Il concetto di “open science” (scienza aperta) sta avendo sempre più seguito. Questo è avvenuto anche grazie agli sforzi fatti negli ultimi anni dall’UNESCO, che si è interrogata su come la scienza possa diventare più collaborativa, trasparente, accessibile, equa e inclusiva, che sono poi in sintesi i principi dell’open science. Nel 2021 l’organizzazione ha pubblicato un quadro di riferimento per una scienza che sia realmente aperta.

Alla fine dello scorso anno, l’UNESCO ha poi pubblicato un report che chiarisce che, nonostante ci siano molti esempi di buone pratiche, c’è ancora molto lavoro da fare per realizzare tutto il potenziale dell’open science a livello globale.

Nel 2021, spiega un articolo su Nature, i paesi membri dell’UNESCO hanno concordato una definizione di open science che comprende l’accesso aperto alle conoscenze scientifiche (comprese le scienze umane e sociali), l’accesso alle infrastrutture di ricerca, la collaborazione aperta tra gli scienziati e gli “attori sociali” (ossia i non scienziati) e il dialogo aperto tra i diversi sistemi di conoscenza, compreso quello tra le conoscenze scientifiche e quelle delle popolazioni native.

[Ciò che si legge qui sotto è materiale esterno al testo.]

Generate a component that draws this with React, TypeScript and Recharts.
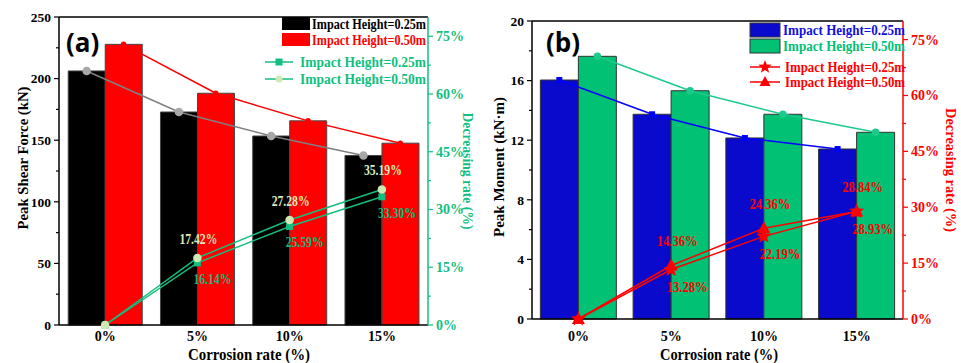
import { ComposedChart, Bar, Line, XAxis, YAxis, ReferenceLine, LabelList } from 'recharts'

// categories + values
const categories = ['0%', '5%', '10%', '15%']

const shearLow = [206.2, 172.9, 153.4, 137.6]
const shearHigh = [227.8, 188.1, 165.7, 147.6]
const shearRateLow = [0, 16.14, 25.59, 33.3]
const shearRateHigh = [0, 17.42, 27.28, 35.19]

const momentLow = [16.04, 13.74, 12.15, 11.41]
const momentHigh = [17.63, 15.32, 13.74, 12.53]
const momentRateLow = [0, 13.28, 22.19, 28.93]
const momentRateHigh = [0, 14.36, 24.36, 28.84]

const shearTicks = [0, 25, 50, 75, 100, 125, 150, 175, 200, 225, 250]
const momentTicks = [0, 2, 4, 6, 8, 10, 12, 14, 16, 18, 20]
const rateTicks = [0, 7.5, 15, 22.5, 30, 37.5, 45, 52.5, 60, 67.5, 75]

const SERIF = "'Liberation Serif', 'Times New Roman', serif"
const GREEN_A = '#12BF7E'
const LIGHT_A = '#CFE8B4'
const RED = '#FF0000'

const shearData = categories.map((c, i) => ({
  cat: c,
  xl: i + 0.3,
  xr: i + 0.7,
  low: shearLow[i],
  high: shearHigh[i],
  rateLow: shearRateLow[i],
  rateHigh: shearRateHigh[i],
}))

const momentData = categories.map((c, i) => ({
  cat: c,
  xl: i + 0.295,
  xr: i + 0.705,
  low: momentLow[i],
  high: momentHigh[i],
  rateLow: momentRateLow[i],
  rateHigh: momentRateHigh[i],
}))

// tick with minor marks; only major ones get a label
const makeTick =
  (side: 'left' | 'right', color: string, step: number, fmt: (v: number) => string) =>
  (props: any) => {
    const { x, y, payload } = props
    const v = payload.value
    const major = Math.abs(v / step - Math.round(v / step)) < 1e-6
    const dir = side === 'left' ? -1 : 1
    const len = major ? 5 : 3
    return (
      <g>
        <line x1={x} y1={y} x2={x + dir * len} y2={y} stroke={color} strokeWidth={1.2} />
        {major && (
          <text
            x={x + dir * (len + 3)}
            y={y}
            dy="0.35em"
            textAnchor={side === 'left' ? 'end' : 'start'}
            fill={color}
            fontSize={side === 'left' ? 13.5 : 14}
            fontWeight="bold"
            fontFamily={SERIF}
          >
            {fmt(v)}
          </text>
        )}
      </g>
    )
  }

const starPath = (cx: number, cy: number, r: number) => {
  let d = ''
  for (let k = 0; k < 10; k++) {
    const rr = k % 2 === 0 ? r : r * 0.42
    const a = -Math.PI / 2 + (k * Math.PI) / 5
    d += (k === 0 ? 'M' : 'L') + (cx + rr * Math.cos(a)).toFixed(2) + ',' + (cy + rr * Math.sin(a)).toFixed(2)
  }
  return d + 'Z'
}

const pctLabel = (color: string, dx: number, dy: number, w: number) => (props: any) => {
  const { x, y, value, index } = props
  if (index === 0) return null
  return (
    <text
      x={x + dx - w / 2}
      y={y + dy}
      dy="0.35em"
      textLength={w}
      lengthAdjust="spacingAndGlyphs"
      fill={color}
      fontSize={14}
      fontWeight="bold"
      fontFamily={SERIF}
    >
      {Number(value).toFixed(2)}%
    </text>
  )
}

const xTick = { fill: '#000', fontSize: 14, fontWeight: 'bold', fontFamily: SERIF }

function ShearChart() {
  return (
    <ComposedChart
      width={480}
      height={363}
      data={shearData}
      margin={{ top: 17, right: 0, bottom: 0, left: 0 }}
      barCategoryGap="10%"
      barGap={0}
    >
      <XAxis dataKey="cat" height={38} tickLine={false} tickSize={0} tickMargin={6} tick={xTick} stroke="#000" strokeWidth={1.5} />
      <XAxis xAxisId="l" dataKey="xl" type="number" domain={[0, 4]} hide />
      <XAxis xAxisId="r" dataKey="xr" type="number" domain={[0, 4]} hide />
      <YAxis
        yAxisId="left"
        width={59}
        domain={[0, 250]}
        ticks={shearTicks}
        interval={0}
        tickLine={false}
        tickSize={0}
        tickMargin={0}
        stroke="#000"
        strokeWidth={1.5}
        tick={makeTick('left', '#000', 50, (v) => String(v))}
      />
      <YAxis
        yAxisId="rate"
        orientation="right"
        width={52}
        domain={[0, 80]}
        ticks={rateTicks}
        interval={0}
        tickLine={false}
        tickSize={0}
        tickMargin={0}
        stroke={GREEN_A}
        strokeWidth={1.5}
        tick={makeTick('right', GREEN_A, 15, (v) => v + '%')}
      />
      <ReferenceLine yAxisId="left" y={250} stroke="#000" strokeWidth={1.5} />
      <Bar yAxisId="left" dataKey="low" fill="#000" stroke="#444" strokeWidth={1} isAnimationActive={false} />
      <Bar yAxisId="left" dataKey="high" fill={RED} stroke="#444" strokeWidth={1} isAnimationActive={false} />
      <Line
        yAxisId="left"
        xAxisId="l"
        dataKey="low"
        stroke="#808080"
        strokeWidth={1.5}
        dot={{ r: 3.5, fill: '#A8A8A8', stroke: '#A8A8A8' }}
        isAnimationActive={false}
      />
      <Line
        yAxisId="left"
        xAxisId="r"
        dataKey="high"
        stroke={RED}
        strokeWidth={1.5}
        dot={{ r: 2, fill: RED, stroke: RED }}
        isAnimationActive={false}
      />
      <Line
        yAxisId="rate"
        dataKey="rateLow"
        stroke={GREEN_A}
        strokeWidth={1.5}
        dot={(p: any) => (
          <rect key={'sq' + p.index} x={p.cx - 3.5} y={p.cy - 3.5} width={7} height={7} fill={GREEN_A} />
        )}
        isAnimationActive={false}
      >
        <LabelList dataKey="rateLow" content={pctLabel('#14B97A', 15, 16, 38)} />
      </Line>
      <Line
        yAxisId="rate"
        dataKey="rateHigh"
        stroke={GREEN_A}
        strokeWidth={1.5}
        dot={{ r: 3.5, fill: LIGHT_A, stroke: LIGHT_A }}
        isAnimationActive={false}
      >
        <LabelList dataKey="rateHigh" content={pctLabel('#DCEBBE', 1, -19, 38)} />
      </Line>
    </ComposedChart>
  )
}

function MomentChart() {
  return (
    <ComposedChart
      width={481}
      height={363}
      data={momentData}
      margin={{ top: 21, right: 0, bottom: 0, left: 0 }}
      barCategoryGap="9%"
      barGap={0}
    >
      <XAxis dataKey="cat" height={44} tickLine={false} tickSize={0} tickMargin={12} tick={xTick} stroke="#000" strokeWidth={1.5} />
      <XAxis xAxisId="l" dataKey="xl" type="number" domain={[0, 4]} hide />
      <XAxis xAxisId="r" dataKey="xr" type="number" domain={[0, 4]} hide />
      <YAxis
        yAxisId="left"
        width={52}
        domain={[0, 20]}
        ticks={momentTicks}
        interval={0}
        tickLine={false}
        tickSize={0}
        tickMargin={0}
        stroke="#000"
        strokeWidth={1.5}
        tick={makeTick('left', '#000', 4, (v) => String(v))}
      />
      <YAxis
        yAxisId="rate"
        orientation="right"
        width={58}
        domain={[0, 80]}
        ticks={rateTicks}
        interval={0}
        tickLine={false}
        tickSize={0}
        tickMargin={0}
        stroke={RED}
        strokeWidth={1.5}
        tick={makeTick('right', RED, 15, (v) => v + '%')}
      />
      <ReferenceLine yAxisId="left" y={20} stroke="#000" strokeWidth={1.5} />
      <Bar yAxisId="left" dataKey="low" fill="#0A0ACC" stroke="#333" strokeWidth={1} isAnimationActive={false} />
      <Bar yAxisId="left" dataKey="high" fill="#00C174" stroke="#333" strokeWidth={1} isAnimationActive={false} />
      <Line
        yAxisId="left"
        xAxisId="l"
        dataKey="low"
        stroke="#0000FF"
        strokeWidth={1.5}
        dot={(p: any) => (
          <rect key={'bs' + p.index} x={p.cx - 3} y={p.cy - 3} width={6} height={6} fill="#0000FF" />
        )}
        isAnimationActive={false}
      />
      <Line
        yAxisId="left"
        xAxisId="r"
        dataKey="high"
        stroke="#1BCB8A"
        strokeWidth={1.5}
        dot={{ r: 3, fill: '#1BCB8A', stroke: '#1BCB8A' }}
        isAnimationActive={false}
      />
      <Line
        yAxisId="rate"
        dataKey="rateLow"
        stroke={RED}
        strokeWidth={1.5}
        dot={(p: any) => <path key={'st' + p.index} d={starPath(p.cx, p.cy, 8)} fill={RED} />}
        isAnimationActive={false}
      >
        <LabelList dataKey="rateLow" content={pctLabel(RED, 16, 18, 41)} />
      </Line>
      <Line
        yAxisId="rate"
        dataKey="rateHigh"
        stroke={RED}
        strokeWidth={1.5}
        dot={(p: any) => (
          <path
            key={'tr' + p.index}
            d={`M${p.cx},${p.cy - 7}L${p.cx + 6.5},${p.cy + 5}L${p.cx - 6.5},${p.cy + 5}Z`}
            fill={RED}
          />
        )}
        isAnimationActive={false}
      >
        <LabelList dataKey="rateHigh" content={pctLabel(RED, 6, -24, 41)} />
      </Line>
    </ComposedChart>
  )
}

const bold = { fontFamily: SERIF, fontWeight: 'bold', lengthAdjust: 'spacingAndGlyphs' } as const

export default function App() {
  return (
    <div style={{ position: 'absolute', left: 0, top: 0, width: 961, height: 363, background: '#fff' }}>
      <div style={{ position: 'absolute', left: 0, top: 0 }}>
        <ShearChart />
      </div>
      <div style={{ position: 'absolute', left: 480, top: 0 }}>
        <MomentChart />
      </div>
      <svg width={961} height={363} style={{ position: 'absolute', left: 0, top: 0, pointerEvents: 'none' }}>
        {/* panel (a) */}
        <text x={66} y={52} fontFamily="'Open Sans', sans-serif" fontWeight="bold" fontSize={26}>(a)</text>
        <text transform="translate(23,158) rotate(-90)" x={-71.5} textLength={143} dy="0.35em" fontSize={15} {...bold}>
          Peak Shear Force (kN)
        </text>
        <text transform="translate(468,171) rotate(90)" x={-58.5} textLength={117} dy="0.35em" fontSize={15} fill={GREEN_A} {...bold}>
          Decreasing rate (%)
        </text>
        <text x={188} y={354} textLength={122} dy="0.35em" fontSize={16} {...bold}>Corrosion rate (%)</text>
        <rect x={282} y={17} width={28} height={13} fill="#000" />
        <text x={312} y={24} dy="0.35em" fontSize={14} textLength={114} fill="#000" {...bold}>Impact Height=0.25m</text>
        <rect x={282} y={33} width={28} height={13} fill={RED} />
        <text x={312} y={40} dy="0.35em" fontSize={14} textLength={114} fill={RED} {...bold}>Impact Height=0.50m</text>
        <line x1={265} y1={62} x2={293} y2={62} stroke={GREEN_A} strokeWidth={1.5} />
        <rect x={275.5} y={58.5} width={7} height={7} fill={GREEN_A} />
        <text x={300} y={62} dy="0.35em" fontSize={15.5} textLength={126} fill={GREEN_A} {...bold}>Impact Height=0.25m</text>
        <line x1={265} y1={79} x2={293} y2={79} stroke={GREEN_A} strokeWidth={1.5} />
        <circle cx={279} cy={79} r={3.5} fill={LIGHT_A} />
        <text x={300} y={79} dy="0.35em" fontSize={15.5} textLength={126} fill={GREEN_A} {...bold}>Impact Height=0.50m</text>

        {/* panel (b) */}
        <text x={546} y={52} fontFamily="'Open Sans', sans-serif" fontWeight="bold" fontSize={26}>(b)</text>
        <text transform="translate(499,167) rotate(-90)" x={-70} textLength={140} dy="0.35em" fontSize={15} {...bold}>
          Peak Moment (kN·m)
        </text>
        <text transform="translate(951,170) rotate(90)" x={-62} textLength={124} dy="0.35em" fontSize={15} fill={RED} {...bold}>
          Decreasing rate (%)
        </text>
        <text x={660} y={354} textLength={118} dy="0.35em" fontSize={16} {...bold}>Corrosion rate (%)</text>
        <rect x={750} y={23} width={30} height={14} fill="#0A0ACC" stroke="#333" />
        <text x={783} y={30} dy="0.35em" fontSize={14.5} textLength={122} fill="#1010E0" {...bold}>Impact Height=0.25m</text>
        <rect x={750} y={39} width={30} height={14} fill="#00C174" stroke="#333" />
        <text x={783} y={46} dy="0.35em" fontSize={14.5} textLength={122} fill="#00C174" {...bold}>Impact Height=0.50m</text>
        <line x1={750} y1={67} x2={780} y2={67} stroke={RED} strokeWidth={1.5} />
        <path d={starPath(765, 67, 7)} fill={RED} />
        <text x={785} y={67} dy="0.35em" fontSize={14.5} textLength={120} fill={RED} {...bold}>Impact Height=0.25m</text>
        <line x1={750} y1={82} x2={780} y2={82} stroke={RED} strokeWidth={1.5} />
        <path d="M765,76L770.5,86L759.5,86Z" fill={RED} />
        <text x={785} y={82} dy="0.35em" fontSize={14.5} textLength={120} fill={RED} {...bold}>Impact Height=0.50m</text>
      </svg>
    </div>
  )
}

Gli Stati membri si sono inoltre impegnati a integrare i principi dell’open science nei loro sistemi di ricerca, compresa quella finanziata da fondi pubblici, il sostegno all’editoria senza scopo di lucro e quella fatta dalle comunità, l’incoraggiamento alla pubblicazione di ricerca in più lingue e l’incentivazione del settore privato a partecipare al raggiungimento degli obiettivi dell’open science.

La Commissione europea è stata una delle prime promotrici dell’open science, prosegue Nature. Tra il 2002 e il 2020 ha infatti aumentato i finanziamenti per i progetti di “impegno sociale” da 88 a 462 milioni di euro. Un decennio fa, inoltre, ha stabilito che tutte le pubblicazioni scientifiche derivanti dal programma Horizon 2020, del valore di 80 miliardi di euro, dovessero essere liberamente consultabili (cioè pubblicate in open access”.

Altri indicatori, tuttavia, sono meno incoraggianti. Circa tre quarti (73%) delle pubblicazioni negli archivi ad accesso aperto sono in sei sole lingue, di cui quasi la metà (46%) solo in inglese. Nel complesso il rapporto rileva che le istituzioni scientifiche, come le università, le accademie scientifiche nazionali e le riviste, faticano a includere le comunità, in tutta la loro diversità, nel processo di creazione della conoscenza scientifica.

L’open science, conclude l’articolo, è in linea con la missione fondante dell’UNESCO, che prevede che scienza e istruzione vadano a beneficio di tutta l’umanità, e con l’idea che l’accesso alla scienza sia un diritto umano. Ma l’interesse dell’organizzazione per l’open science va oltre questi principi. Il rapporto dell’UNESCO getta luce su alcuni sviluppi promettenti nel campo dell’open science. La sfida sarà come raccogliere i singoli casi positivi per fare “massa critica”, al fine di realizzare quegli stessi principi.